The following passage expands this idea:

Therefore, if anyone is in Christ, the new creation has come: The old has gone, the new is here!  2 Corinthians 5:17

In this short verse we find that new creation can already begin through people who embrace God’s story.  “If anyone;” that’s talking about your story (my story).  “Is in Christ;” that’s talking about God’s story of bringing shalom through the reconciling power of Jesus’ resurrection.  If our story gets lost in the story of God, new creation is possible!

Maybe your story is similar to my childhood or even worse.  Maybe you have been dealing with other consequences of the lack of shalom in this world. Whatever the case may be – we are called to be people of new creation, which begins by allowing our story to truly cross paths with God’s story.  This is the intersection of new creation where violence against anyone is in antithesis with God’s emerging reality that will be complete upon Jesus’ return.

So, are you in an abusive family?  Do not be silent any longer.  God is inviting you to experience shalom, and we are prepared to stand by you from start to finish.  New creation begins today!

Are you a perpetrator of violence in your household via physical, emotional, spiritual, or sexual abuses?  God is inviting you to admit you don’t have it all together and to come to the cross for forgiveness and to your church family to get the help you need.

Perhaps some, who are not in such a scenario, know of a household that needs the reality of new creation?  God is inviting us to creatively bring shalom into that situation.

Will we be the kind of church that is committed to reversing the effects of the curse of evil in our city and world?  May we enthusiastically answer yes, to that question and decide that new creation and the reality of shalom begins today!
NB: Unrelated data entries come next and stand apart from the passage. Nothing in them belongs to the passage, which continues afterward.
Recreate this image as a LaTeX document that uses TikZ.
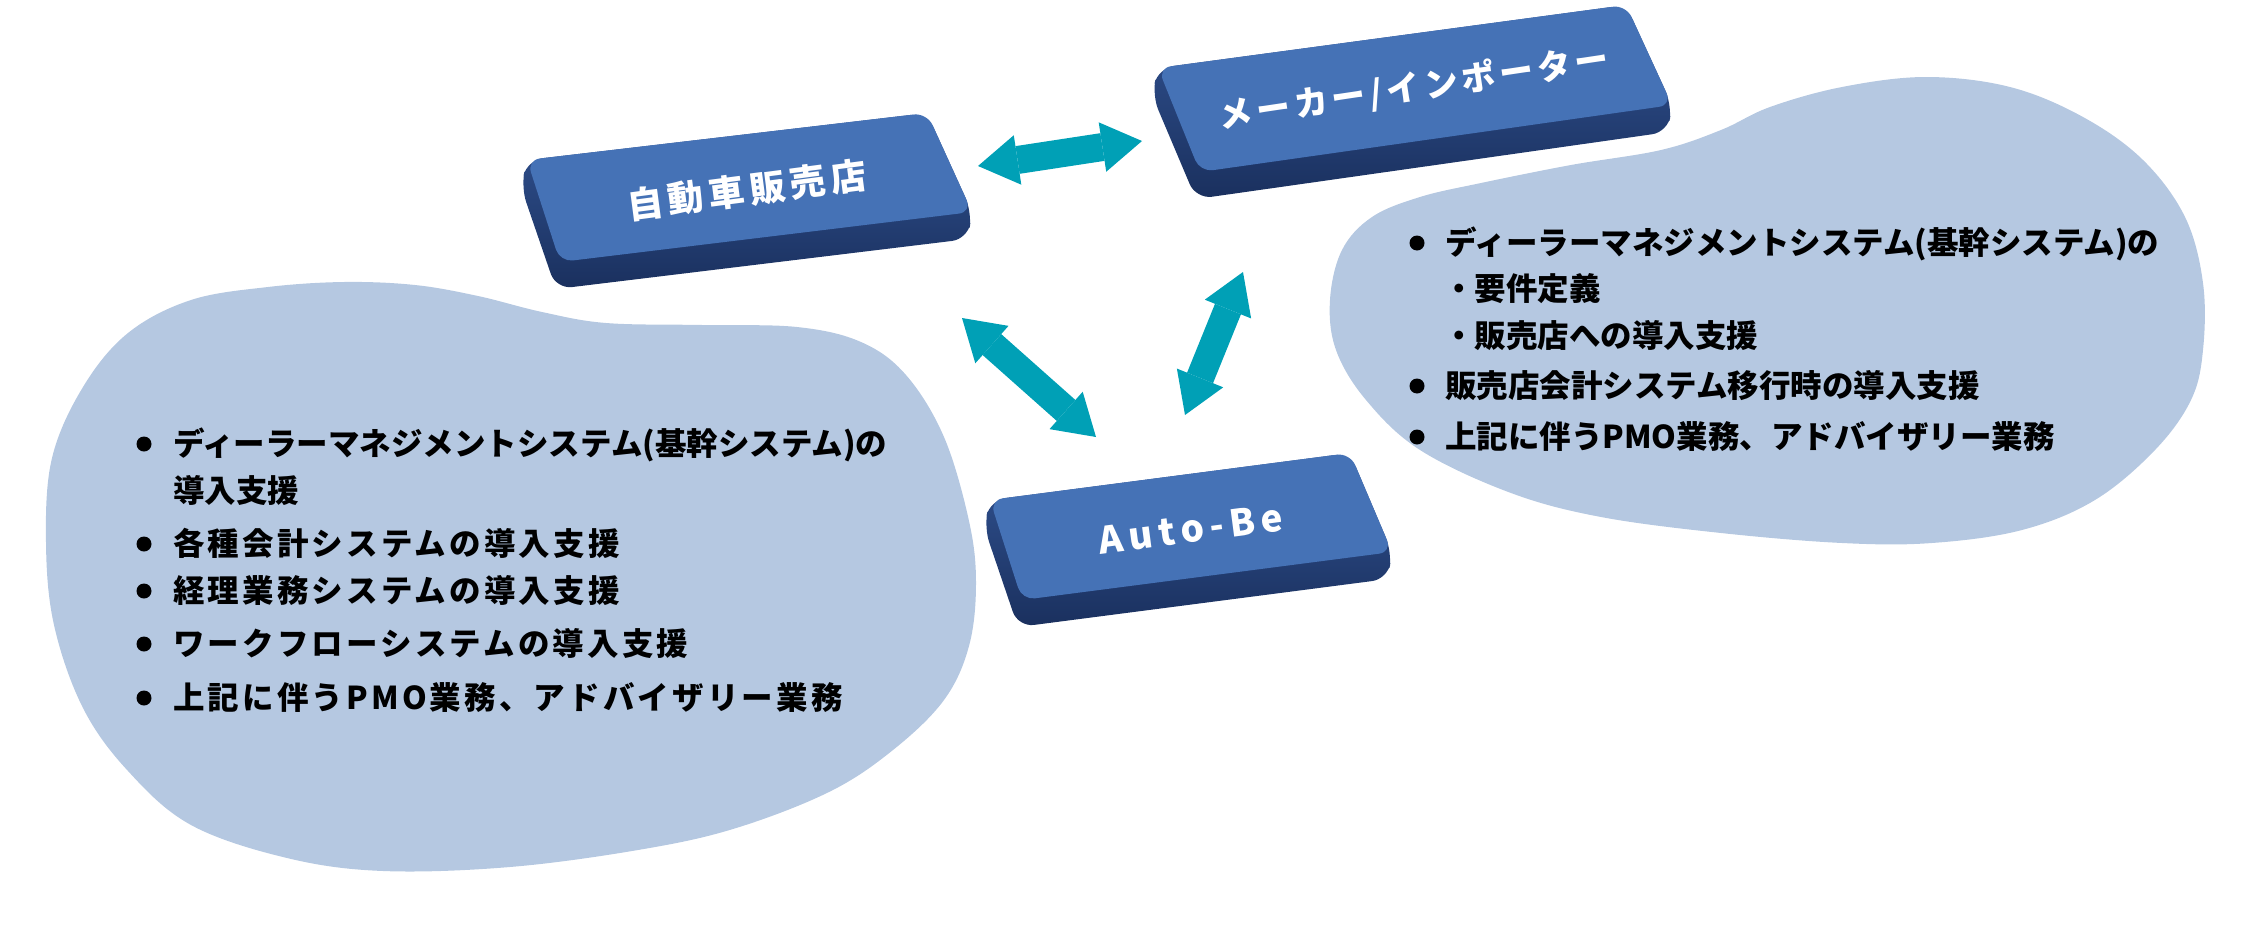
\documentclass[tikz,border=0pt]{standalone}
\usepackage{fontspec}
\newfontfamily\jp{Noto Sans CJK JP}
\usetikzlibrary{arrows.meta}
\definecolor{blobc}{RGB}{181,200,225}
\definecolor{facec}{RGB}{69,114,182}
\definecolor{sidetop}{RGB}{50,84,148}
\definecolor{sidebot}{RGB}{26,48,94}
\definecolor{arrowc}{RGB}{0,160,182}
\tikzset{
  blob/.style={fill=blobc},
  slabside/.style={top color=sidetop, bottom color=sidebot, rounded corners=16pt},
  slabface/.style={fill=facec, rounded corners=13pt},
  boxlbl/.style={text=white, inner sep=0pt, font=\jp\bfseries\fontsize{33}{36}\selectfont},
  listtxt/.style={anchor=west, inner sep=0pt, text=black, text height=27pt, text depth=4pt,
    font=\jp\bfseries\fontsize{31.5}{36}\selectfont},
  widetxt/.style={listtxt, font=\jp\bfseries\fontsize{31.5}{36}\selectfont\addfontfeature{LetterSpace=10}},
  bul/.style={fill=black},
  dblarrow/.style={draw=arrowc, line width=28pt,
    {Triangle[length=40pt,width=50pt,line width=0pt,fill=arrowc]}-{Triangle[length=40pt,width=50pt,line width=0pt,fill=arrowc]}}
}
\begin{document}
\begin{tikzpicture}[x=1pt,y=-1pt]
\useasboundingbox (0,0) rectangle (2244,945);

% blobs
\path[blob] plot[smooth cycle, tension=0.6] coordinates {(344,282) (415,285) (478,296) (542,312) (606,323) (702,325) (797,327) (861,342) (906,375) (944,437) (969,521) (976,583) (969,646) (944,700) (893,750) (829,792) (733,829) (638,850) (510,867) (383,871) (287,858) (191,825) (128,771) (83,708) (54,625) (46,542) (52,458) (83,387) (128,333) (191,300) (268,287)};
\path[blob] plot[smooth cycle, tension=0.6] coordinates {(1926,77) (2010,87) (2083,117) (2143,160) (2185,217) (2203,283) (2203,350) (2191,400) (2155,450) (2095,500) (2022,530) (1932,543) (1842,543) (1721,533) (1601,517) (1511,493) (1420,450) (1366,400) (1336,350) (1330,300) (1342,250) (1372,217) (1420,197) (1481,183) (1571,165) (1661,150) (1721,130) (1770,107) (1842,87)};

% box 1
\coordinate (b1tl) at (527,160); \coordinate (b1tr) at (927,113);
\coordinate (b1br) at (972,212); \coordinate (b1bl) at (560,262);
\path[slabside] (b1tl) -- (b1tr) -- (b1br) -- ([shift={(-4,27)}]b1br) -- ([shift={(-4,27)}]b1bl) -- ([shift={(-6,27)}]b1tl) -- cycle;
\path[slabface] (b1tl) -- (b1tr) -- (b1br) -- (b1bl) -- cycle;
\node[boxlbl, rotate=7.5, font=\jp\bfseries\fontsize{36}{40}\selectfont\addfontfeature{LetterSpace=14}] (dealer) at (747,190) {自動車販売店};

% box 2
\coordinate (b2tl) at (1158,68); \coordinate (b2tr) at (1626,5);
\coordinate (b2br) at (1672,105); \coordinate (b2bl) at (1200,172);
\path[slabside] (b2tl) -- (b2tr) -- (b2br) -- ([shift={(-4,27)}]b2br) -- ([shift={(-4,27)}]b2bl) -- ([shift={(-6,27)}]b2tl) -- cycle;
\path[slabface] (b2tl) -- (b2tr) -- (b2br) -- (b2bl) -- cycle;
\node[boxlbl, rotate=8.5, font=\jp\bfseries\fontsize{34}{38}\selectfont\addfontfeature{LetterSpace=12}] (maker) at (1414,88) {メーカー/インポーター};

% box 3
\coordinate (b3tl) at (990,500); \coordinate (b3tr) at (1350,453);
\coordinate (b3br) at (1392,552); \coordinate (b3bl) at (1022,600);
\path[slabside] (b3tl) -- (b3tr) -- (b3br) -- ([shift={(-4,27)}]b3br) -- ([shift={(-4,27)}]b3bl) -- ([shift={(-6,27)}]b3tl) -- cycle;
\path[slabface] (b3tl) -- (b3tr) -- (b3br) -- (b3bl) -- cycle;
\node[boxlbl, rotate=7.5, font=\jp\bfseries\fontsize{37}{40}\selectfont\addfontfeature{LetterSpace=16}] (autobe) at (1191,529) {Auto-Be};

% arrows
\coordinate (a1s) at (978,166); \coordinate (a1e) at (1142,141);
\coordinate (a2s) at (962,318); \coordinate (a2e) at (1096,437);
\coordinate (a3s) at (1243,272); \coordinate (a3e) at (1185,415);
\draw[dblarrow] (a1s) -- (a1e);
\draw[dblarrow] (a2s) -- (a2e);
\draw[dblarrow] (a3s) -- (a3e);

% left list
\fill[bul] (144,444) circle (7.5);
\fill[bul] (144,544) circle (7.5);
\fill[bul] (144,591) circle (7.5);
\fill[bul] (144,644) circle (7.5);
\fill[bul] (144,698) circle (7.5);
\node[listtxt] (l1) at (173,444) {ディーラーマネジメントシステム(基幹システム)の};
\node[listtxt] (l2) at (173,491) {導入支援};
\node[widetxt] (l3) at (173,544) {各種会計システムの導入支援};
\node[widetxt] (l4) at (173,591) {経理業務システムの導入支援};
\node[widetxt] (l5) at (173,644) {ワークフローシステムの導入支援};
\node[widetxt] (l6) at (173,698) {上記に伴うPMO業務、アドバイザリー業務};

% right list
\fill[bul] (1417,243) circle (7.5);
\fill[bul] (1417,386) circle (7.5);
\fill[bul] (1417,437) circle (7.5);
\node[listtxt] (r1) at (1445,243) {ディーラーマネジメントシステム(基幹システム)の};
\node[listtxt] (r2) at (1443,289) {・要件定義};
\node[listtxt] (r3) at (1443,336) {・販売店への導入支援};
\node[listtxt] (r4) at (1445,386) {販売店会計システム移行時の導入支援};
\node[listtxt] (r5) at (1445,437) {上記に伴うPMO業務、アドバイザリー業務};
\end{tikzpicture}
\end{document}
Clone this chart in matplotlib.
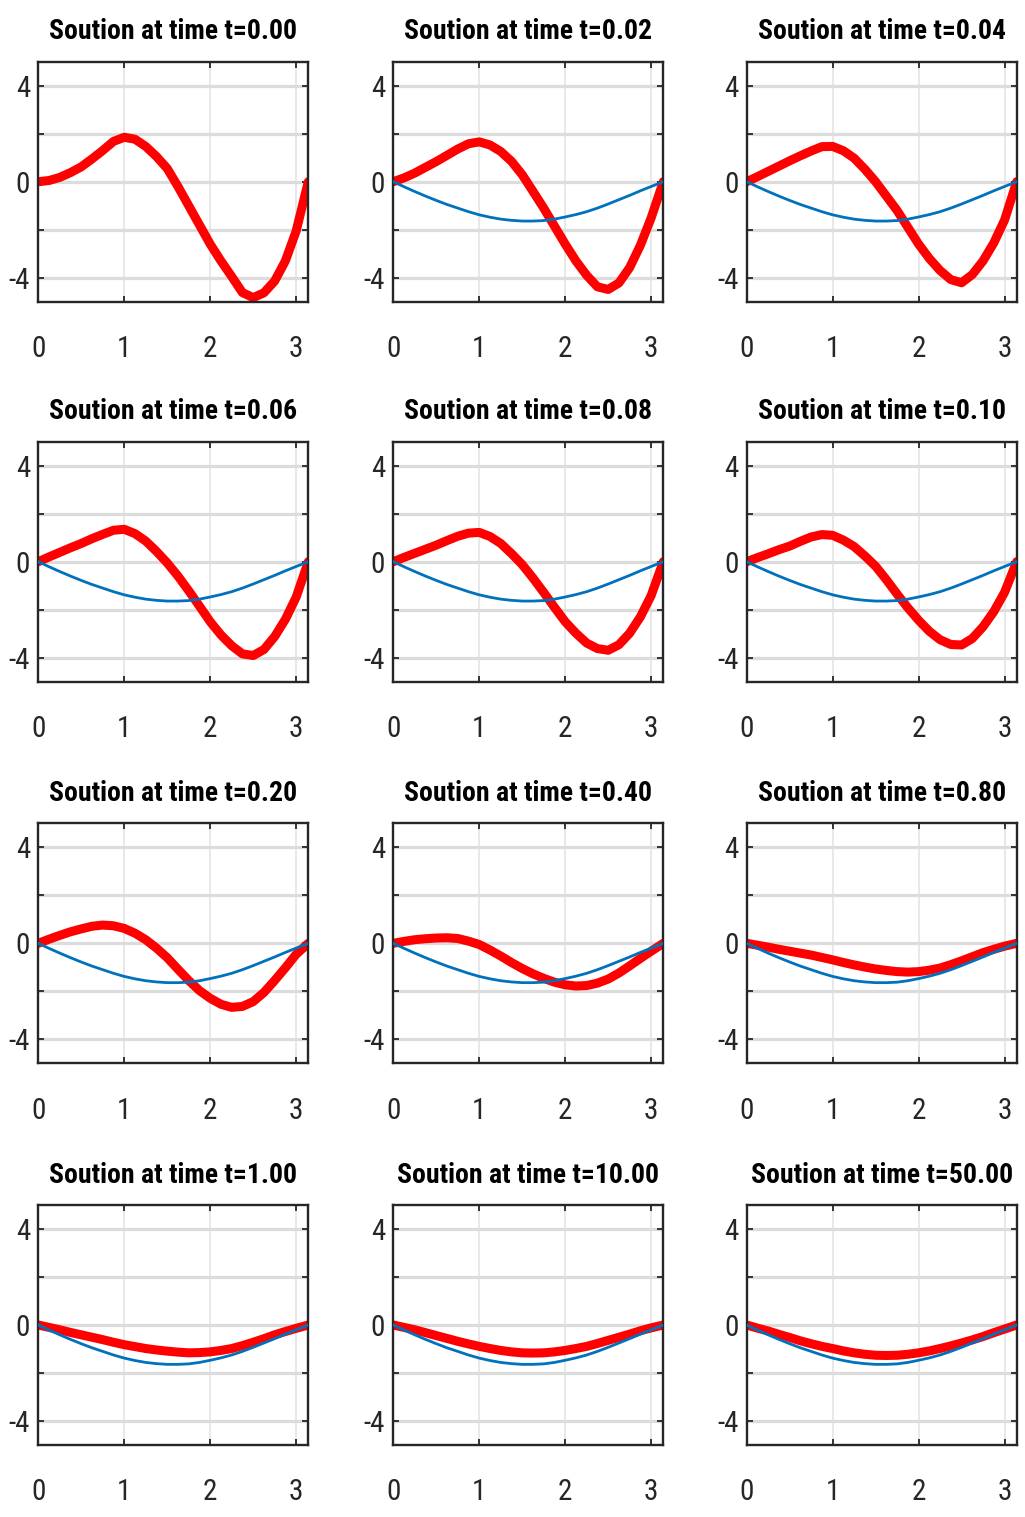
import matplotlib
matplotlib.use('Agg')
import matplotlib.pyplot as plt

plt.rcParams['font.family'] = ['Roboto Condensed', 'Liberation Sans Narrow',
                               'Liberation Sans', 'DejaVu Sans']
plt.rcParams['font.stretch'] = 'condensed'

# sample points along x (0 .. pi)
x = [0, 0.125, 0.25, 0.375, 0.5, 0.625, 0.75, 0.875, 1.0, 1.125, 1.25, 1.375, 1.5,
     1.625, 1.75, 1.875, 2.0, 2.125, 2.25, 2.375, 2.5, 2.625, 2.75, 2.875, 3.0, 3.1416]

# blue reference curve (same in every panel except the first)
blue = [0, -0.21, -0.41, -0.60, -0.78, -0.95, -1.10, -1.25, -1.38, -1.48, -1.56, -1.61, -1.64,
        -1.64, -1.62, -1.56, -1.47, -1.37, -1.25, -1.10, -0.93, -0.75, -0.57, -0.38, -0.20, 0]

times = ["0.00", "0.02", "0.04", "0.06", "0.08", "0.10",
         "0.20", "0.40", "0.80", "1.00", "10.00", "50.00"]

u_000 = [0, 0.05, 0.18, 0.38, 0.62, 0.95, 1.30, 1.68, 1.85, 1.77, 1.47, 1.05, 0.55,
         -0.20, -1.00, -1.80, -2.60, -3.30, -3.95, -4.62, -4.83, -4.63, -4.14, -3.30, -2.06, 0]
u_002 = [0, 0.16, 0.36, 0.60, 0.84, 1.10, 1.36, 1.58, 1.66, 1.53, 1.26, 0.85, 0.29,
         -0.40, -1.10, -1.85, -2.60, -3.30, -3.90, -4.38, -4.49, -4.22, -3.58, -2.65, -1.51, 0]
u_004 = [0, 0.21, 0.43, 0.65, 0.87, 1.08, 1.28, 1.46, 1.47, 1.29, 0.98, 0.52, 0.00,
         -0.60, -1.20, -1.90, -2.60, -3.20, -3.70, -4.08, -4.21, -3.87, -3.30, -2.55, -1.60, 0]
u_006 = [0, 0.20, 0.39, 0.58, 0.76, 0.96, 1.14, 1.31, 1.35, 1.17, 0.86, 0.43, -0.05,
         -0.60, -1.21, -1.85, -2.50, -3.05, -3.50, -3.84, -3.91, -3.66, -3.12, -2.40, -1.48, 0]
u_008 = [0, 0.18, 0.35, 0.52, 0.69, 0.88, 1.06, 1.19, 1.22, 1.05, 0.76, 0.34, -0.12,
         -0.68, -1.28, -1.90, -2.50, -2.98, -3.39, -3.62, -3.69, -3.46, -2.98, -2.30, -1.41, 0]
u_010 = [0, 0.17, 0.33, 0.50, 0.65, 0.85, 1.03, 1.13, 1.10, 0.90, 0.63, 0.24, -0.19,
         -0.75, -1.35, -1.92, -2.44, -2.90, -3.25, -3.45, -3.47, -3.20, -2.71, -2.08, -1.28, 0]
u_020 = [0, 0.17, 0.33, 0.48, 0.60, 0.71, 0.76, 0.73, 0.62, 0.42, 0.15, -0.20, -0.60,
         -1.08, -1.55, -1.97, -2.29, -2.54, -2.67, -2.63, -2.43, -2.05, -1.55, -1.02, -0.46, 0]
u_040 = [0, 0.08, 0.15, 0.19, 0.22, 0.23, 0.20, 0.09, -0.05, -0.28, -0.53, -0.80, -1.05,
         -1.27, -1.46, -1.62, -1.73, -1.78, -1.76, -1.66, -1.49, -1.24, -0.94, -0.63, -0.33, 0]
u_080 = [0, -0.08, -0.16, -0.25, -0.33, -0.41, -0.49, -0.59, -0.69, -0.80, -0.90, -0.99, -1.07,
         -1.13, -1.18, -1.20, -1.18, -1.12, -1.03, -0.89, -0.73, -0.56, -0.39, -0.25, -0.12, 0]
u_100 = [0, -0.10, -0.20, -0.31, -0.41, -0.51, -0.61, -0.72, -0.82, -0.90, -0.98, -1.04, -1.09,
         -1.13, -1.16, -1.15, -1.12, -1.06, -0.98, -0.86, -0.72, -0.57, -0.41, -0.27, -0.14, 0]
u_1000 = [0, -0.10, -0.20, -0.32, -0.44, -0.56, -0.68, -0.79, -0.89, -0.98, -1.06, -1.12, -1.16,
          -1.17, -1.16, -1.12, -1.06, -0.98, -0.89, -0.77, -0.64, -0.51, -0.38, -0.24, -0.12, 0]
u_5000 = [0, -0.13, -0.25, -0.39, -0.52, -0.66, -0.78, -0.89, -0.98, -1.08, -1.16, -1.22, -1.26,
          -1.27, -1.26, -1.22, -1.16, -1.08, -0.98, -0.87, -0.75, -0.62, -0.48, -0.32, -0.17, 0]

red = [u_000, u_002, u_004, u_006, u_008, u_010,
       u_020, u_040, u_080, u_100, u_1000, u_5000]

W, H = 1025, 1517
lefts = [38.3, 393.3, 746.7]
tops = [61.7, 441.7, 823.3, 1205]
aw, ah = 270, 240
dark = '#262626'

fig = plt.figure(figsize=(W / 100, H / 100), dpi=100)

for i in range(12):
    r, c = divmod(i, 3)
    ax = fig.add_axes([lefts[c] / W, 1 - (tops[r] + ah) / H, aw / W, ah / H])
    ax.plot(x, red[i], color='r', lw=6.5, solid_capstyle='round',
            solid_joinstyle='round', zorder=2)
    if i > 0:
        ax.plot(x, blue, color='#0072BD', lw=2.0, zorder=3)
    ax.set_xlim(0, 3.1416)
    ax.set_ylim(-5, 5)
    ax.set_xticks([0, 1, 2, 3])
    ax.set_yticks([-4, -2, 0, 2, 4])
    ax.set_yticklabels(['-4', '', '0', '', '4'])
    ax.xaxis.grid(True, color='#e2e2e2', lw=1.1)
    ax.yaxis.grid(True, color='#dcdcdc', lw=2.3)
    ax.set_axisbelow(True)
    ax.tick_params(direction='in', length=4, width=1.3, top=True, right=True,
                   colors=dark, labelsize=21)
    ax.tick_params(axis='x', pad=24)
    ax.tick_params(axis='y', pad=6)
    for s in ax.spines.values():
        s.set_color(dark)
        s.set_linewidth(1.7)
    ax.set_title('Soution at time t=' + times[i], fontsize=20,
                 fontweight='bold', pad=16)

fig.savefig('out.png', dpi=100)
[1] Cost of Intimate Partner Violence Against Women in the United States, 2003.  Centers for Disease Control and Prevention, National Centers for Injury Prevention and Control.  Atlanta, GA.

[2] Tjaden, Patricia & Thoennes, Nancy. National Institute of Justice and the Centers of Disease Control and Prevention, “Extent, Nature and Consequences of Intimate Partner Violence:  Findings from the National Violence Against Women Survey,” (2000).

[3] Intimate Partner Violence in the United States. 2006. U.S. Department of Justice, Bureau of Justice Statistics.

 

AFTERWARD:

It was pointed out to me by one reader that this sermon feels very slanted toward domestic violence towards women.  I would respond by saying that this person was correct in that my personal story plus the few facts I read, would make it appear that men are never really victims.  If I were to actually preach this sermon, I would include some info about male victims as well, because they often are assumed to always be the offender when this is in fact untrue.